----- EXERCISE DATA -----
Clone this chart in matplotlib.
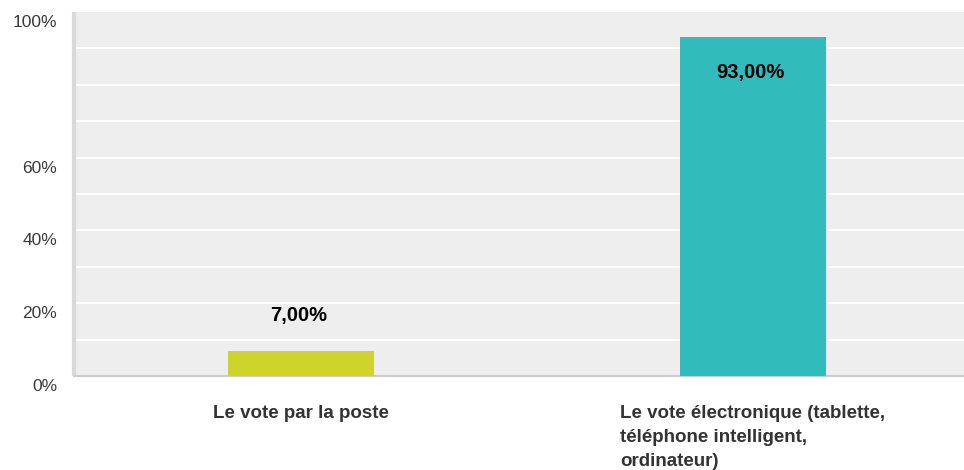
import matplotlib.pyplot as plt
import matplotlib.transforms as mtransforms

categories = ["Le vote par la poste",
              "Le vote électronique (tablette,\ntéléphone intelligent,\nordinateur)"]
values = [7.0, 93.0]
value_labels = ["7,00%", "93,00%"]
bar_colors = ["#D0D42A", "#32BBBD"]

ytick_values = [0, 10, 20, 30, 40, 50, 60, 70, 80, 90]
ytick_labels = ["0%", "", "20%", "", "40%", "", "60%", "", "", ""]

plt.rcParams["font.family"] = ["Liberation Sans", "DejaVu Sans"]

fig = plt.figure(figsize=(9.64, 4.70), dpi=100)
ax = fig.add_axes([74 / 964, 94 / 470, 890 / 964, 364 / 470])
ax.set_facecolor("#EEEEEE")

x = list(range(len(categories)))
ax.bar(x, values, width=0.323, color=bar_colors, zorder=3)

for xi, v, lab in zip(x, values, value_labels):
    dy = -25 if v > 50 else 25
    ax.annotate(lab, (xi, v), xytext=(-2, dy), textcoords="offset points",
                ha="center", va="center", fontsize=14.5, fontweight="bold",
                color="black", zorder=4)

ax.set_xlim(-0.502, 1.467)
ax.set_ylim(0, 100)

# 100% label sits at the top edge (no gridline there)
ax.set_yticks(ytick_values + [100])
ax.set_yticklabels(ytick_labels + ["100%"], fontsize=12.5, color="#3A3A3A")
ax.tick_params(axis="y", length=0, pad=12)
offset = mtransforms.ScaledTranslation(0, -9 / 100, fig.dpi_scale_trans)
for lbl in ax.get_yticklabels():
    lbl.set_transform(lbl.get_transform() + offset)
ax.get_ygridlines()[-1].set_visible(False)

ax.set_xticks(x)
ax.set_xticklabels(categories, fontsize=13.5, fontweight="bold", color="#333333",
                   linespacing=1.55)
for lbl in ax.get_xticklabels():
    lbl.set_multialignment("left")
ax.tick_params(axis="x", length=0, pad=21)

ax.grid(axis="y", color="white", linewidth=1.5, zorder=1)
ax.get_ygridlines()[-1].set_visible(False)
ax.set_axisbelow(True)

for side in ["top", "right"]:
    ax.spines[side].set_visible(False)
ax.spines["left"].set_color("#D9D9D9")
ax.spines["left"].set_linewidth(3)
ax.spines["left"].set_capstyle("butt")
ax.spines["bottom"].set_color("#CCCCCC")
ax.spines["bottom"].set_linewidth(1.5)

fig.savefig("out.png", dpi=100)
-----
----- EXERCISE DATA -----
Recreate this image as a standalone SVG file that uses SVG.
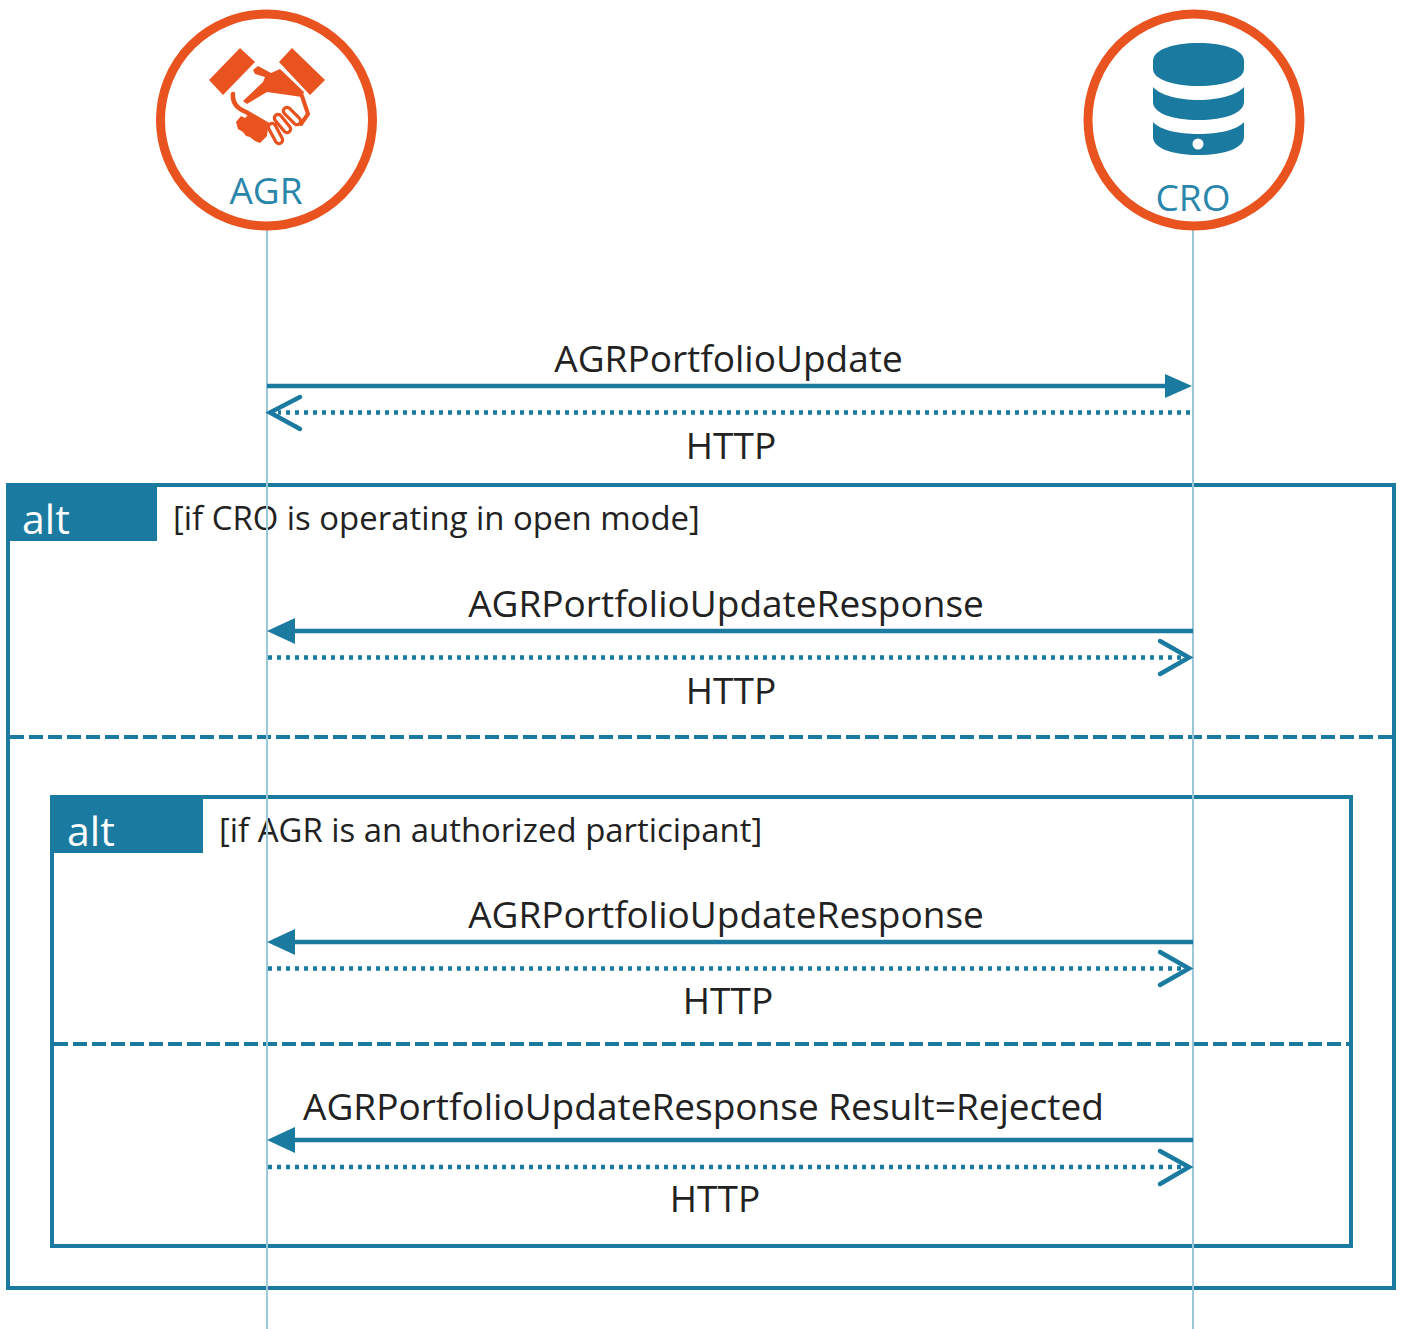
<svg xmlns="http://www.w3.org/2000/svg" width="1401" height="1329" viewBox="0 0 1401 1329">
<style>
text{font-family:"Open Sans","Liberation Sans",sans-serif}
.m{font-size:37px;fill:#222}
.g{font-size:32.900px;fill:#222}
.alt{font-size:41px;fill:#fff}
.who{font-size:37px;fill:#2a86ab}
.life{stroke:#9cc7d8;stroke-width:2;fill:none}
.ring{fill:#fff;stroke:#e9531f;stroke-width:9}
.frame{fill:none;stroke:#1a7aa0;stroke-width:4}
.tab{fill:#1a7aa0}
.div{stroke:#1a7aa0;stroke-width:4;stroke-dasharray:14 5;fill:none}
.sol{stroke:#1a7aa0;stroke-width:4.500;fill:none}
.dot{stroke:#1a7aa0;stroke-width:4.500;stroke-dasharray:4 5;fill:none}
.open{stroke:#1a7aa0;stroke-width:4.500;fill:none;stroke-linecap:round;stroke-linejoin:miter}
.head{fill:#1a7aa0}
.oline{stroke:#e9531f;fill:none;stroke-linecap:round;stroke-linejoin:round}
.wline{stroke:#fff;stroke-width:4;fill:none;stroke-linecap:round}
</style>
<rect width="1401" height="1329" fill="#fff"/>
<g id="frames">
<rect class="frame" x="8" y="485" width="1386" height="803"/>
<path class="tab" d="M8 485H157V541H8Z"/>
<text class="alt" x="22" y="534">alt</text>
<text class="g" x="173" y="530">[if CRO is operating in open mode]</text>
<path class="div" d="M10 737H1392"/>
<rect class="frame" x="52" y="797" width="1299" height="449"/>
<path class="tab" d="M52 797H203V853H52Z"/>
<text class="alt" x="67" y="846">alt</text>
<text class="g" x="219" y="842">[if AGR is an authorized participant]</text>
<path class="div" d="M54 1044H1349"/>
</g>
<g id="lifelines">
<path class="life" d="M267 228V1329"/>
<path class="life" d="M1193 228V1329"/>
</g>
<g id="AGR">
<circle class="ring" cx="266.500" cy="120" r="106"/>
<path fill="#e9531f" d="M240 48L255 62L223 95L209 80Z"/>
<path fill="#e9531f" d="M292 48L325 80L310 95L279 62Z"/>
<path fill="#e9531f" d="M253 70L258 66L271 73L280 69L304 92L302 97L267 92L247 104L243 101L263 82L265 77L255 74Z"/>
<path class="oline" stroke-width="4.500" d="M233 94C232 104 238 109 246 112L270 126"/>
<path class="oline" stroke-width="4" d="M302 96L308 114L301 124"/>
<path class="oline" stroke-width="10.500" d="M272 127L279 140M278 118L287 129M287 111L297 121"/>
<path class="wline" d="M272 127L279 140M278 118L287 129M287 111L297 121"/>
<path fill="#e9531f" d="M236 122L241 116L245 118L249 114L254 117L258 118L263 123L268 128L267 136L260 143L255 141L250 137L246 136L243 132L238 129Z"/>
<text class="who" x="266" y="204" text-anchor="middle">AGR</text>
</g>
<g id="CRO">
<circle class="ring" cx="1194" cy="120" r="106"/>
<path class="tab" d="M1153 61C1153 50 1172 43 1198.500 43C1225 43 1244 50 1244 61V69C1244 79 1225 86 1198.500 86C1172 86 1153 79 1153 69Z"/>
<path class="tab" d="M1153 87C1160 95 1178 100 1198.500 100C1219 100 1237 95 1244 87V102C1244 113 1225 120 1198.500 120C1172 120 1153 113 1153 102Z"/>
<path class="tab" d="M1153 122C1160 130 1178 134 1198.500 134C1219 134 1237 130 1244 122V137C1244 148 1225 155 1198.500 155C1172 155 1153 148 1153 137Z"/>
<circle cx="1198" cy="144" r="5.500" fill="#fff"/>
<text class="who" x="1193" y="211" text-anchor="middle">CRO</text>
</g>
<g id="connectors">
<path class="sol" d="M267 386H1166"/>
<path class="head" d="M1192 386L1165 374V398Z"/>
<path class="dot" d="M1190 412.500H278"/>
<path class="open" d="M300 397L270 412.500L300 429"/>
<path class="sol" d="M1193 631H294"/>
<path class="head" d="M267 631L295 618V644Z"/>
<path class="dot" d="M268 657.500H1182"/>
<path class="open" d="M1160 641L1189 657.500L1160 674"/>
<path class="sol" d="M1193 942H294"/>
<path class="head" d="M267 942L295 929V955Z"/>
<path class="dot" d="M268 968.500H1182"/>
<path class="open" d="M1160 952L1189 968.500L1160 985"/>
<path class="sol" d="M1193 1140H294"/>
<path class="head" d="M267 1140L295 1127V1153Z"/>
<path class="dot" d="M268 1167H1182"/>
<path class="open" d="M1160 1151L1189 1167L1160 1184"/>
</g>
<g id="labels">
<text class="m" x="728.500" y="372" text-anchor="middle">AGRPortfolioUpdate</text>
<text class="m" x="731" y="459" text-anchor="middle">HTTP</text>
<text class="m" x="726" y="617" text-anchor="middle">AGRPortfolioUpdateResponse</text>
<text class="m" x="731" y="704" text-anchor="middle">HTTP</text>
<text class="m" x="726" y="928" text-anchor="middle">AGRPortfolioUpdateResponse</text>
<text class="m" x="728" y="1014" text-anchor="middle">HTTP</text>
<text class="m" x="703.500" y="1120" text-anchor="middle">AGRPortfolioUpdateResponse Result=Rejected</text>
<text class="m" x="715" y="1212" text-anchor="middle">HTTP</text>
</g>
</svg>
-----
REQUIREMENT - Set down, without pictures, the lines between the line holding "Clone this chart in matplotlib." and the line holding "import matplotlib.transforms as mtransforms", both inclusive.

ANSWER BELOW -
Clone this chart in matplotlib.
import matplotlib.pyplot as plt
import matplotlib.transforms as mtransforms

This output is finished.